Winners of Peace Essay Announced
Bethany Seminary has announced the winners of the 2015 Peace Essay Contest on the theme Peacemaking, Creation Justice, and the Beloved Community. Katerina Friesen, an MDiv student at Anabaptist Mennonite Biblical Seminary, received first place for her essay “Planting the Church: Toward an Anabaptist Theology of Place.” Second place went to Jillian Foerster, a student at the Paul H. Nitze School of Advanced International Studies at Johns Hopkins University for her essay “Powering a Movement with Stories.” Gabriella Stocksdale from Larkin High School in Elgin, Illinois, received third place with the essay “Small Things.” Prizes of $2000, $1000, and $500 were awarded, respectively.
Scott Holland, Slabaugh Professor of Theology and Culture at Bethany, says this theme was selected as important for our time and one generating increased interest.
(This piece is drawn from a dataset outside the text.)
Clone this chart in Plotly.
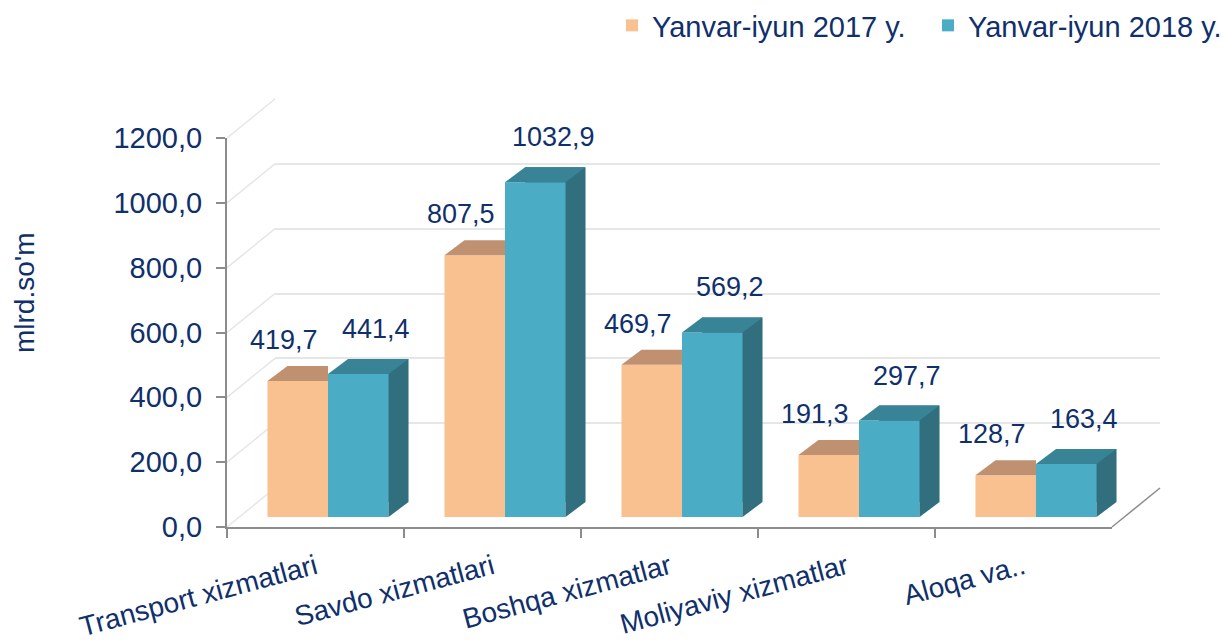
import plotly.graph_objects as go

# ---------------- data ----------------
categories = ["Transport xizmatlari", "Savdo xizmatlari", "Boshqa xizmatlar",
              "Moliyaviy xizmatlar", "Aloqa va.."]
values_2017 = [419.7, 807.5, 469.7, 191.3, 128.7]
values_2018 = [441.4, 1032.9, 569.2, 297.7, 163.4]
series_names = ["Yanvar-iyun 2017 y.", "Yanvar-iyun 2018 y."]
y_tick_values = [0, 200, 400, 600, 800, 1000, 1200]
y_tick_labels = ["0,0", "200,0", "400,0", "600,0", "800,0", "1000,0", "1200,0"]
y_title = "mlrd.so'm"

# ---------------- style / geometry ----------------
W, H = 1227, 644
FX0, FX1 = 227, 1112          # front plane x extent (px)
FY0, FY1 = 527, 138           # front plane y for 0 and YMAX (px)
YMAX = 1200
WALL_DX, WALL_DY = 48, 39     # depth of the whole 3D box
BAR_DX, BAR_DY = 12.5, 10     # bars' front face offset into the box
DEP_DX, DEP_DY = 20, 15       # bar depth
BAR_W = 0.342                 # bar width in category units
CAT_PX = (FX1 - FX0) / len(categories)
BAR_PX = BAR_W * CAT_PX

FONT = "Liberation Sans, Arial, sans-serif"
NAVY = "#10306B"
AXIS_GRAY = "#8C8C8C"
GRID_GRAY = "#E6E6E6"
OR_FRONT, OR_TOP = "#F9C190", "#BF9170"
BL_FRONT, BL_TOP, BL_SIDE = "#4BACC6", "#388496", "#316F7E"


def xdom(dx):
    return [(FX0 + dx) / W, (FX1 + dx) / W]


def ydom(dy):
    return [(H - (FY0 - dy)) / H, (H - (FY1 - dy)) / H]


def fmt(v):
    return f"{v:.1f}".replace(".", ",")


fig = go.Figure()

# front axes carrier (xy)
fig.add_trace(go.Scatter(x=categories, y=[0] * len(categories), mode="markers",
                         marker=dict(size=1, opacity=0), showlegend=False,
                         hoverinfo="skip", xaxis="x", yaxis="y"))
# back wall carrier (x2y2)
fig.add_trace(go.Scatter(x=categories, y=[0] * len(categories), mode="markers",
                         marker=dict(size=1, opacity=0), showlegend=False,
                         hoverinfo="skip", xaxis="x2", yaxis="y2"))
# back faces of 2018 bars -> visible as side faces (x3y3)
fig.add_trace(go.Bar(x=categories, y=values_2018, offset=0, width=BAR_W,
                     marker=dict(color=BL_SIDE, line=dict(width=0)),
                     showlegend=False, hoverinfo="skip", xaxis="x3", yaxis="y3"))
# front faces (x4y4)
fig.add_trace(go.Bar(x=categories, y=values_2017, offset=-BAR_W, width=BAR_W,
                     name=series_names[0], legend="legend",
                     marker=dict(color=OR_FRONT, line=dict(width=0)),
                     xaxis="x4", yaxis="y4"))
fig.add_trace(go.Bar(x=categories, y=values_2018, offset=0, width=BAR_W,
                     name=series_names[1], legend="legend2",
                     marker=dict(color=BL_FRONT, line=dict(width=0)),
                     xaxis="x4", yaxis="y4"))

shapes = []
# left wall diagonals and floor
for v in y_tick_values:
    shapes.append(dict(type="line", xref="x domain", yref="y domain",
                       xsizemode="pixel", ysizemode="pixel",
                       xanchor=0, yanchor=v / YMAX,
                       x0=0, x1=WALL_DX, y0=0, y1=WALL_DY,
                       line=dict(color=GRID_GRAY, width=1.5), layer="below"))
shapes.append(dict(type="line", xref="x domain", yref="y domain",
                   xsizemode="pixel", ysizemode="pixel",
                   xanchor=1, yanchor=0, x0=0, x1=WALL_DX, y0=0, y1=WALL_DY,
                   line=dict(color=AXIS_GRAY, width=1.5), layer="below"))

# bar top / side faces
for i, (v17, v18) in enumerate(zip(values_2017, values_2018)):
    shapes.append(dict(type="path", xref="x4", yref="y4",
                       xsizemode="pixel", ysizemode="pixel",
                       xanchor=i - BAR_W, yanchor=v17,
                       path=f"M0,0 L{BAR_PX:.2f},0 L{BAR_PX:.2f},{DEP_DY} L{DEP_DX},{DEP_DY} Z",
                       fillcolor=OR_TOP, line=dict(width=0), layer="above"))
    shapes.append(dict(type="path", xref="x4", yref="y4",
                       xsizemode="pixel", ysizemode="pixel",
                       xanchor=i, yanchor=v18,
                       path=f"M0,0 L{BAR_PX:.2f},0 L{BAR_PX + DEP_DX:.2f},{DEP_DY} L{DEP_DX},{DEP_DY} Z",
                       fillcolor=BL_TOP, line=dict(width=0), layer="above"))
    shapes.append(dict(type="path", xref="x4", yref="y4",
                       xsizemode="pixel", ysizemode="pixel",
                       xanchor=i + BAR_W, yanchor=0,
                       path=f"M0,0 L{DEP_DX},{DEP_DY} L0,{DEP_DY} Z",
                       fillcolor=BL_SIDE, line=dict(width=0), layer="above"))

annotations = []
for i, (v17, v18) in enumerate(zip(values_2017, values_2018)):
    annotations.append(dict(xref="x4", yref="y4", x=i - BAR_W / 2, y=v17,
                            text=fmt(v17), showarrow=False, yanchor="bottom",
                            xshift=-14, yshift=24,
                            font=dict(size=27, color=NAVY, family=FONT)))
    annotations.append(dict(xref="x4", yref="y4", x=i + BAR_W / 2, y=v18,
                            text=fmt(v18), showarrow=False, yanchor="bottom",
                            xshift=18, yshift=28,
                            font=dict(size=27, color=NAVY, family=FONT)))
annotations.append(dict(xref="paper", yref="paper", x=24 / W, y=(H - 293) / H,
                        text=y_title, textangle=-90, showarrow=False,
                        xanchor="center", yanchor="middle",
                        font=dict(size=28, color=NAVY, family=FONT)))

legend_style = dict(orientation="h", y=1.0, yanchor="top", xanchor="right",
                    font=dict(size=29, color=NAVY, family=FONT),
                    bgcolor="rgba(0,0,0,0)")

hidden = dict(visible=False, automargin=False)
fig.update_layout(
    width=W, height=H,
    margin=dict(l=0, r=0, t=0, b=0, autoexpand=False),
    paper_bgcolor="white", plot_bgcolor="rgba(0,0,0,0)",
    barmode="overlay",
    font=dict(family=FONT, color=NAVY),
    showlegend=True,
    legend=dict(x=911 / W, **legend_style),
    legend2=dict(x=1.0, **legend_style),
    xaxis=dict(domain=xdom(0), anchor="y", type="category", automargin=False,
               categoryarray=categories, categoryorder="array",
               range=[-0.5, len(categories) - 0.5],
               showline=True, linecolor=AXIS_GRAY, linewidth=2,
               ticks="outside", tickson="boundaries", ticklen=9, tickwidth=2,
               tickcolor=AXIS_GRAY, tickangle=-15, ticklabelstandoff=11,
               tickfont=dict(size=28, color=NAVY, family=FONT),
               showgrid=False, zeroline=False),
    yaxis=dict(domain=ydom(0), anchor="x", range=[0, YMAX], automargin=False,
               tickvals=y_tick_values, ticktext=y_tick_labels,
               showline=True, linecolor=AXIS_GRAY, linewidth=2,
               ticks="outside", ticklen=9, tickwidth=2, tickcolor=AXIS_GRAY,
               tickfont=dict(size=29, color=NAVY, family=FONT),
               ticklabelstandoff=8,
               showgrid=False, zeroline=False),
    xaxis2=dict(domain=xdom(WALL_DX), anchor="y2", type="category", automargin=False,
                range=[-0.5, len(categories) - 0.5], showgrid=False,
                showline=False, showticklabels=False, ticks="", zeroline=False),
    yaxis2=dict(domain=ydom(WALL_DY), anchor="x2", range=[0, YMAX], automargin=False,
                tickvals=y_tick_values, showgrid=True, gridcolor=GRID_GRAY,
                gridwidth=1.5, showline=False, showticklabels=False, ticks="",
                zeroline=False),
    xaxis3=dict(domain=xdom(BAR_DX + DEP_DX), anchor="y3", type="category",
                range=[-0.5, len(categories) - 0.5], **hidden),
    yaxis3=dict(domain=ydom(BAR_DY + DEP_DY), anchor="x3", range=[0, YMAX], **hidden),
    xaxis4=dict(domain=xdom(BAR_DX), anchor="y4", type="category",
                range=[-0.5, len(categories) - 0.5], **hidden),
    yaxis4=dict(domain=ydom(BAR_DY), anchor="x4", range=[0, YMAX], **hidden),
    shapes=shapes,
    annotations=annotations,
)

fig.write_html("out.html")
Through his connections with students of theology and science as well as persons in agriculture and related fields, he has heard common concerns: “the conviction that it will be difficult to achieve peace among the nations unless we together make peace with the gift of God’s creation through responsible stewardship of the land.” Holland oversees the Seminary’s peace studies program, which sponsors the contest.
Ben Brazil, assistant professor and director of the Ministry of Writing Program at Earlham School of Religion, served as a planning committee member and a judge of the essays. “Our prompt asked writers to do something hard—to think about the environment not just as an isolated issue but as a central part of a much bigger fight for social justice. I was really impressed by the very different ways our writers rose to the challenge.”
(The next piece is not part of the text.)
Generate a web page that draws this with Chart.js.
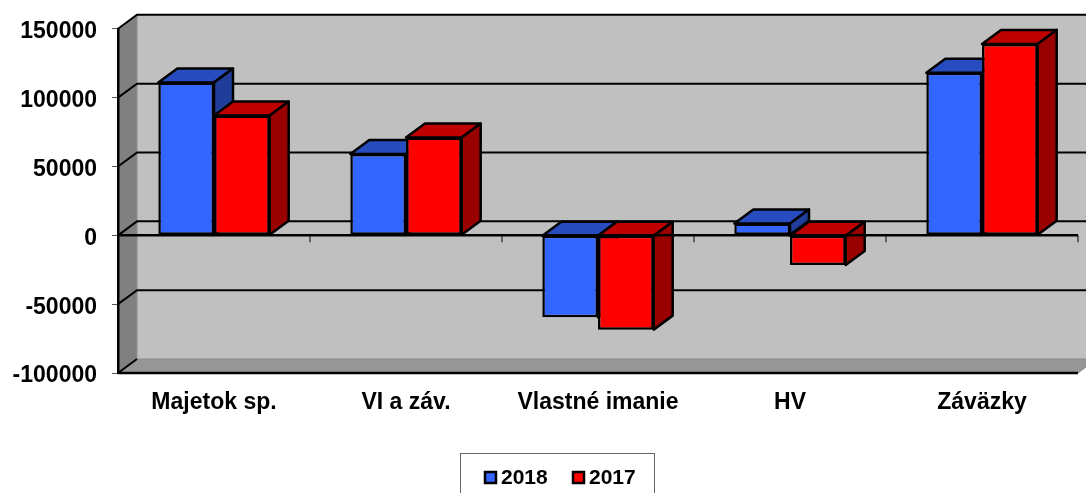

Representatives of the Historic Peace Churches—Mennonite, Quaker, and Brethren—were invited to assist with the contest. Along with Holland, Randy Miller, editor of Messenger magazine, and Joanna Shenk, one of the pastors at First Mennonite Church in San Francisco, served on the planning committee and as judges. Additional committee members were Kirsten Beachy, assistant professor of visual and communication arts at Eastern Mennonite University, and Abbey Pratt-Harrington, alumna of the Earlham School of Religion. Bekah Houff, coordinator of outreach relations at Bethany, chairs the committee and helps administer the contest.
Reinstated in 2014, the Bethany Peace Essay Contest is meant to encourage creative thinking and writing across faith traditions about various manifestations and conceptions of peace. It is underwritten by the Jennie Calhoun Baker Endowment, funded by philanthropist and educator John C. Baker in honor of his mother. Described as a “Church of the Brethren woman ahead of her time,” Jennie was known for actively pursuing peacemaking by meeting the needs of others, providing community leadership, and upholding the value of creative and independent thinking in education. Baker and his wife had also helped establish the peace studies program at Bethany with an earlier endowment gift.
The winning essays will appear in selected publications of the Church of the Brethren, Quaker, and Mennonite faith communities.